Show of hands: who remembers Mutant X? Not the TV show (which I don't think I ever watched) but the comic featuring Havok? I'm going to do this off the top of my head, since I only read a few issues of that one: after apparently getting blow'd up in the last issue of X-Factor, Alex Summers wakes up in the body of an alternate universe version of himself, in said alternate universe. As is traditional, it's the evil dimension. Well, it wouldn't be very dramatic if Alex woke up in a friendly, awesome universe, would it?
Alex and the readers have to piece together what happened differently in this universe. For starters, Alex, not his brother Scott (Cyclops), married Madelyne Pryor: in the regular timeline, Scott would have a son that would eventually become Cable, and Madelyne would go all psycho, make deals with demonic powers, and become the Goblin Queen in the crossover Inferno. In Mutant X, however, Maddie and Alex had a son, Scotty; and together they led a splinter X-group called the Six. The other members of the Six? A vampire Storm called Bloodstorm, a bat-winged and green Angel called the Fallen; and similiarly altered versions of Iceman and Beast.
Do you get the feeling that this series was by and for hardcore X-Men and Marvel fans?
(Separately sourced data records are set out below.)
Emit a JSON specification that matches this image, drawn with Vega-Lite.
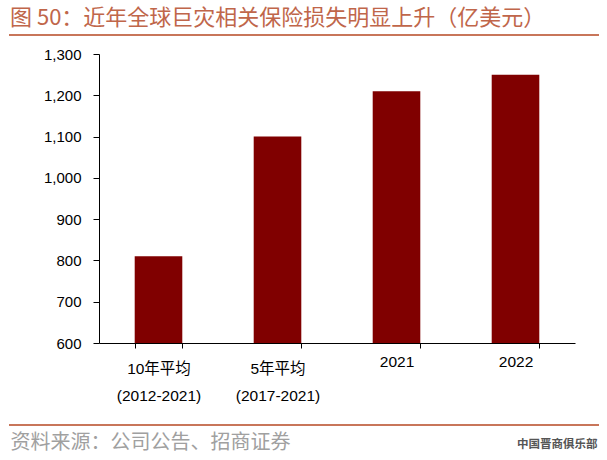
{
  "$schema": "https://vega.github.io/schema/vega-lite/v6.json",
  "autosize": "none",
  "width": 476,
  "height": 289,
  "padding": {"left": 99, "top": 54, "right": 32, "bottom": 117},
  "background": "white",
  "config": {"view": {"stroke": null}},
  "title": {
    "text": "图 50：近年全球巨灾相关保险损失明显上升（亿美元）",
    "anchor": "start",
    "frame": "group",
    "orient": "top",
    "dx": -89,
    "dy": 22,
    "offset": 4,
    "baseline": "bottom",
    "font": "Noto Sans CJK SC",
    "fontSize": 22,
    "fontWeight": "normal",
    "color": "#C0664A"
  },
  "data": {
    "values": [
      {"cat": "10年平均|(2012-2021)", "loss": 810},
      {"cat": "5年平均|(2017-2021)", "loss": 1100},
      {"cat": "2021", "loss": 1210},
      {"cat": "2022", "loss": 1250}
    ]
  },
  "layer": [
    {
      "mark": {"type": "bar", "color": "#800000", "clip": true},
      "encoding": {
        "x": {
          "field": "cat",
          "type": "nominal",
          "sort": null,
          "scale": {"paddingInner": 0.6, "paddingOuter": 0.3},
          "axis": {
            "title": "资料来源：公司公告、招商证券",
            "titleFont": "Noto Sans CJK SC",
            "titleFontSize": 20,
            "titleFontWeight": "normal",
            "titleColor": "#A0A0A0",
            "titleAnchor": "start",
            "titleAlign": "left",
            "titleBaseline": "middle",
            "titleX": -89,
            "titleY": 99,
            "labelExpr": "split(datum.label, '|')",
            "labelAngle": 0,
            "labelFont": "Liberation Sans, Noto Sans CJK SC",
            "labelFontSize": 15.5,
            "labelColor": "black",
            "labelLineHeight": 27,
            "labelPadding": 13,
            "labelBaseline": {"condition": {"test": "indexof(datum.label, '|') < 0", "value": "middle"}, "value": "top"},
            "tickBand": "extent",
            "tickSize": 5,
            "tickColor": "black",
            "domainColor": "black",
            "grid": false
          }
        },
        "y": {
          "field": "loss",
          "type": "quantitative",
          "scale": {"domain": [600, 1300], "zero": false, "nice": false},
          "axis": {
            "title": "中国晋商俱乐部",
            "titleAngle": 0,
            "titleFont": "Noto Sans CJK SC",
            "titleFontSize": 11.5,
            "titleFontWeight": "bold",
            "titleColor": "#555555",
            "titleAlign": "right",
            "titleBaseline": "middle",
            "titleX": 498,
            "titleY": 390,
            "values": [600, 700, 800, 900, 1000, 1100, 1200, 1300],
            "format": ",d",
            "labelFont": "Liberation Sans",
            "labelFontSize": 15,
            "labelColor": "black",
            "labelPadding": 12,
            "tickSize": 6,
            "tickColor": "black",
            "domainColor": "black",
            "grid": false
          }
        }
      }
    },
    {
      "data": {"values": [{}]},
      "mark": {"type": "rule", "color": "#C8765A", "strokeWidth": 2},
      "encoding": {
        "x": {"value": -90},
        "x2": {"value": 500},
        "y": {"value": -19}
      }
    },
    {
      "data": {"values": [{}]},
      "mark": {"type": "rule", "color": "#C8765A", "strokeWidth": 2},
      "encoding": {
        "x": {"value": -90},
        "x2": {"value": 500},
        "y": {"value": 371}
      }
    }
  ]
}
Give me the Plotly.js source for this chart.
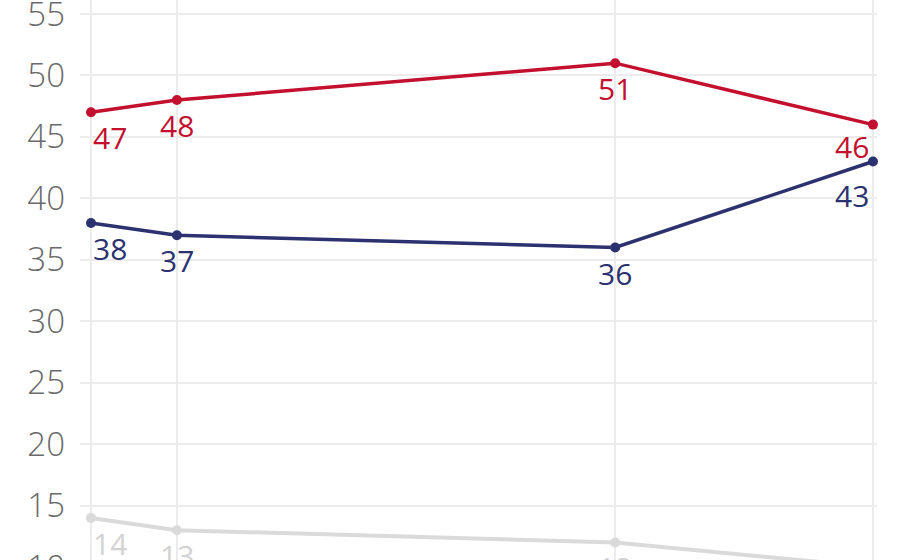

Well, maybe. Not only did it run for 32 issues and three annuals, but towards the end of Toy Biz's five-inch action figures, Mutant X got a four figure wave: Havok, Bloodstorm, the Fallen, and Goblin Queen here. (It always sucks when a team of six gets a four-figure wave...in the same vein, I'm never going to have a complete Authority, either.)
This was pre-Marvel Legends: I did a quick check, and the first Captain America Legend is marked 2002, while the Goblin Queen is 1999. Maddie is probably chock-full of recycled pieces from the X-Women that came before her, but I'm pretty sure the arms (with the armbands) and her short cape are new. The paint isn't super-crisp up close, but there is a nice tampoed-on design on her right leg. Articulation-wise, she has ball-jointed shoulders, elbows, hips, knees, and ankles: her neck may have been intended to turn, but her hair isn't letting it go anywhere. And in case you've forgotten her outfit from Inferno, this is a more restrained outfit for her. Seriously. Compared to the old one, it's a tasteful frock.
The Mutant X set was one of a batch of short waves Toy Biz put out, often as Previews Exclusives. I know there were at least a couple MC2 figures like Spider-Girl and American Dream; and there was a Shang-Chi towards the end that I've never seen. It makes me a little sad, that back in 1999 a relatively mid-range book like Mutant X could get thrown a bone in the form of action figures, and that's probably never going to happen again. It would be neat to see something like that for figures of the Agents of Atlas or Marvel's cosmic characters like Quasar and the Guardians of the Galaxy, or even some of the New Mutants/X-Men kids if you want to get more commerical.
On the other hand, I know I bought these at a clearance outlet, and marked down quite a bit; so maybe that business model wasn't working then, either.
Goblin Queen is still available, if you still have figures in that scale; or a soft spot for alternate-reality continuity orphans and women done wrong. Sadly, she's too small to hang with the Marvel Legends, and too big for the Marvel Universe; so it's probably back to the storage bin with her.